Badan Pusat Statistik (BPS) baru saja merilis angka rasio gini yang menjadi tolok ukur tingkat ketimpangan pengeluaran masyarakat. BPS mencatat, rasio gini per Maret 2018 sebesar 0,389. Jumlah tersebut lebih rendah dibandingkan September 2017 yang tercatat sebesar 0,391.
Meski begitu, ketimpangan pembangunan masih menjadi pekerjaan berat yang harus diselesaikan. Salah satu indikatornya adalah pertumbuhan ekonomi Indonesia selama dua dekade terakhir masih terkonsentrasi di Pulau Jawa yang berkontribusi sekitar 58 persen terhadap produk domestik bruto (PDB) Indonesia.
Menteri PPN/Kepala Bappenas Bambang Brodjonegoro mengatakan, pemerataan tidak boleh lagi dilihat sebagai efek samping pembangunan. Pemerataan, ujar dia, harus menjadi tujuan utama dari pembangunan. Pembangunan tak boleh hanya berorientasi pada pertumbuhan. “Aspek pemerataan sudah harus menjadi //mainstream// pembangunan. Tidak lagi hanya sekadar efek samping pembangunan," ujar Bambang, Selasa (17/7).
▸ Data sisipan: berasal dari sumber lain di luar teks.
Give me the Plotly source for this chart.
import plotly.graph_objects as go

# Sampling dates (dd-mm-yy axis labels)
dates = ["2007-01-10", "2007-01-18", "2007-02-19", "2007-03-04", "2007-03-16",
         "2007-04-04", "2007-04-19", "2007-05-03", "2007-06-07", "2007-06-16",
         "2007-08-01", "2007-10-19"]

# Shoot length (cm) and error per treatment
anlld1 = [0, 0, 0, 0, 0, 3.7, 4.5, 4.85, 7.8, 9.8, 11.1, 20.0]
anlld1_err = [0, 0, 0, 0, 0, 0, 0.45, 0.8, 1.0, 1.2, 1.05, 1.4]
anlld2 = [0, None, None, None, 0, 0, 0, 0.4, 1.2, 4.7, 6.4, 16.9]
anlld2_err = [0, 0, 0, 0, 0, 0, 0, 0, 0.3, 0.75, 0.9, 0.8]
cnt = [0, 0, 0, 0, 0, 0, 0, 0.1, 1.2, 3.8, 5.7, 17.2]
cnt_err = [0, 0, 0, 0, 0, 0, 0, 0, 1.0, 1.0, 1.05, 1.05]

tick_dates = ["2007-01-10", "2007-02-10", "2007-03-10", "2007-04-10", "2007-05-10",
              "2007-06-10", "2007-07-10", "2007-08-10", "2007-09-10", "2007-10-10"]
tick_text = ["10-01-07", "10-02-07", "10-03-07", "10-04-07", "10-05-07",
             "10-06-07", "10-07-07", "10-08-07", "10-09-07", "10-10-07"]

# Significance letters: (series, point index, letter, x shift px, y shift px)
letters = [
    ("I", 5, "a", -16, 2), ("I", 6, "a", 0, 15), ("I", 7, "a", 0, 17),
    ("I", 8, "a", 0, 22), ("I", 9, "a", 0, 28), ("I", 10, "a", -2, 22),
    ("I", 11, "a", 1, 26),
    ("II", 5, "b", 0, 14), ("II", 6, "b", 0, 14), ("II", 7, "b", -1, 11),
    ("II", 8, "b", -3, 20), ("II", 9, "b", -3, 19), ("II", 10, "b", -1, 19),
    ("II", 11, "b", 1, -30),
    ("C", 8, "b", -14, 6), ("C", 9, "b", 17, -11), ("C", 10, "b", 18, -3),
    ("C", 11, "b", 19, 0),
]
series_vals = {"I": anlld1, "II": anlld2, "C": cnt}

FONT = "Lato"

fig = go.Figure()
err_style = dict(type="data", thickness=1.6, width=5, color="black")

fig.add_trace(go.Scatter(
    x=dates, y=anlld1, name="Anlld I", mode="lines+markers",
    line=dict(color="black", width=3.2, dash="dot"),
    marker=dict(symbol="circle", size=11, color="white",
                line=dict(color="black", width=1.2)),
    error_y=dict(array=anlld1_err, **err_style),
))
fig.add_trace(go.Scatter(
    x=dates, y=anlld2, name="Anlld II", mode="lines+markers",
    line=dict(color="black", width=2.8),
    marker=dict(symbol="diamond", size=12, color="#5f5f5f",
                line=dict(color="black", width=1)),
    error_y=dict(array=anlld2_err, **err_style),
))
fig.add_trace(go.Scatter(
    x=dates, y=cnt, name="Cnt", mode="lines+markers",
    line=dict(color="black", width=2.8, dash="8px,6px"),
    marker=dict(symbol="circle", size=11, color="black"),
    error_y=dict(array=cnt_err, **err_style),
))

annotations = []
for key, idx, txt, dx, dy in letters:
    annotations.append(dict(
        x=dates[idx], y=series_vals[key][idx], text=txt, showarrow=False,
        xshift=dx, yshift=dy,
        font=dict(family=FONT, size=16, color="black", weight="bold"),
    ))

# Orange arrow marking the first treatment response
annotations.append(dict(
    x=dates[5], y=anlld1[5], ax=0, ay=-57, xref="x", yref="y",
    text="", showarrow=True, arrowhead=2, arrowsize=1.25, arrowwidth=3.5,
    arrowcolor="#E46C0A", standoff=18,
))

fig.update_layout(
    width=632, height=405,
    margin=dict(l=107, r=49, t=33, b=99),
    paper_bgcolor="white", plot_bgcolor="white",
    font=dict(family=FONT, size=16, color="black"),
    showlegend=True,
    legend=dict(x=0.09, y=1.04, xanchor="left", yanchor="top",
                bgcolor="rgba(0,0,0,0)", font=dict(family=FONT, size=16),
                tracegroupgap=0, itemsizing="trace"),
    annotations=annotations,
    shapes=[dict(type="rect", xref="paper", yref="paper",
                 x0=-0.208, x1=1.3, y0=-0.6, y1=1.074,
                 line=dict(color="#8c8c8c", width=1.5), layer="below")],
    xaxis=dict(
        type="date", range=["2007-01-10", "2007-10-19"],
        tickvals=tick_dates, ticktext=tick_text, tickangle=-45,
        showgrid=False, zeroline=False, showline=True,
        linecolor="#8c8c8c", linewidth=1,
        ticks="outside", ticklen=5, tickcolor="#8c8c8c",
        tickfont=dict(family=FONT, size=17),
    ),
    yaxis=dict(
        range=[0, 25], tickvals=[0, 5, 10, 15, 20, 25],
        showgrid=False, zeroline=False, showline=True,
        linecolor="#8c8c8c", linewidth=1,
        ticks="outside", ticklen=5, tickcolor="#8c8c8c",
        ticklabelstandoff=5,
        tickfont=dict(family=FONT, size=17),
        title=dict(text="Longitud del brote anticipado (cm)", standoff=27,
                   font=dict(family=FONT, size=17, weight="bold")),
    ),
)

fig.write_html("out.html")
Ada tiga strategi utama yang dikembangkan untuk melakukan pemerataan. Pertama, melakukan pembangunan wilayah dengan menitikberatkan pada percepatan pembangunan pusat-pusat pertumbuhan dan pembangunan perkotaan metropolitan. Kedua, pembangunan wilayah dengan skala ekonomi wilayah dan ekonomi lokal yang potensial. Dalam hal ini, pembangunan menitikberatkan pada pembangunan pusat kegiatan wilayah atau lokal, kawasan perdesaan, dan kota-kota sedang.
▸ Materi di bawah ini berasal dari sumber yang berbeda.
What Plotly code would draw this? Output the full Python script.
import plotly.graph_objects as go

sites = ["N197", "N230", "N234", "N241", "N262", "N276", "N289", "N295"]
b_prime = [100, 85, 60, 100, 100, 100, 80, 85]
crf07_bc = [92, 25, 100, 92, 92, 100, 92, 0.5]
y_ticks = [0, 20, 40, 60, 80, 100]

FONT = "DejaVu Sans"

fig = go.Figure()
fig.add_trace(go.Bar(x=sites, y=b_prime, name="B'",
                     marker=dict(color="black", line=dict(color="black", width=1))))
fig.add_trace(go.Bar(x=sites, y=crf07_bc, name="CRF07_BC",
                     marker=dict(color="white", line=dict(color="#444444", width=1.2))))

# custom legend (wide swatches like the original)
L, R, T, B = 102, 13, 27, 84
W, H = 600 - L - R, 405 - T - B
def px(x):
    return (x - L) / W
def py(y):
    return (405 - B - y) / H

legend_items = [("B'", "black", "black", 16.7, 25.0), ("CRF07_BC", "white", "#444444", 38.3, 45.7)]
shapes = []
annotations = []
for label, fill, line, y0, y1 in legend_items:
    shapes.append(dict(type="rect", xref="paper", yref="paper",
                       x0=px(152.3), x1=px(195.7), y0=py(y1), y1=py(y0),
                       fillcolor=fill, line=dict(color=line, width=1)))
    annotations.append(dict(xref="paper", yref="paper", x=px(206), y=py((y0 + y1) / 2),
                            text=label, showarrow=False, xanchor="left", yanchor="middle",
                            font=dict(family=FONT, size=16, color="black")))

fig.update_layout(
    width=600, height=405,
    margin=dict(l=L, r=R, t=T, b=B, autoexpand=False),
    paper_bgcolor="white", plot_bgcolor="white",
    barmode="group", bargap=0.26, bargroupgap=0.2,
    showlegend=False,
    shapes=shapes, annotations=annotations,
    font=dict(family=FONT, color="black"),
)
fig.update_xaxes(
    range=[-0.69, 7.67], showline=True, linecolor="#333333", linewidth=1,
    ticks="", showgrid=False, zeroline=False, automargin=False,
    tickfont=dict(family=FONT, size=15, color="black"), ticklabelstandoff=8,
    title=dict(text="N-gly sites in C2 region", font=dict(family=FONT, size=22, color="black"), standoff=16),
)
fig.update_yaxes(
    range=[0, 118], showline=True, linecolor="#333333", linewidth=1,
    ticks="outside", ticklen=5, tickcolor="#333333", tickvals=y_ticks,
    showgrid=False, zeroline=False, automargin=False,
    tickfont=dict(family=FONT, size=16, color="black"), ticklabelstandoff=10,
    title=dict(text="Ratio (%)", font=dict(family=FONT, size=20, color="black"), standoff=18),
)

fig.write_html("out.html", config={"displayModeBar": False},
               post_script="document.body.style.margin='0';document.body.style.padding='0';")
Sedangkan yang ketiga, pembangunan wilayah dengan infrastruktur dan pelayanan dasar yang tertinggal. "Fokusnya pada pada pembangunan di daerah tertinggal, kawasan perbatasan, daerah kepulauan, dan kawasan timur Indonesia," kata Bambang.
Menurut Bambang, ketiga strategi tersebut dapat mengatasi berbagai isu utama pembangunan yang menimbulkan ketimpangan wilayah di Indonesia, antara lain persoalan konektivitas dan aksesibilitas yang tidak merata, pelayanan dasar yang tidak merata, pemanfaatan sumber daya alam (SDA) lokal dalam pembangunan yang tidak optimal.
Selain itu, untuk mengatasi afirmasi dan pendanaan pembangunan yang kurang merata serta timpangnya persebaran pusat-pusat pertumbuhan.
Bambang menambahkan, saat ini ketimpangan juga terjadi antara kawasan perkotaan dan perdesaan. Keduanya memiliki kualitas pelayanan dasar yang tidak merata. Padahal, hal ini sangat krusial bagi produktivitas ekonomi dan kesejahteraan sosial penduduk.
Kondisi ini jika dibiarkan dapat menyebabkan ketimpangan wilayah lebih besar di masa depan. Ketimpangan wilayah yang terus berlanjut akan memperlemah suatu daerah, akibat dari pengurasan sumber daya oleh daerah yang lebih maju serta berpindahnya penduduk usia produktif dari daerah tertinggal.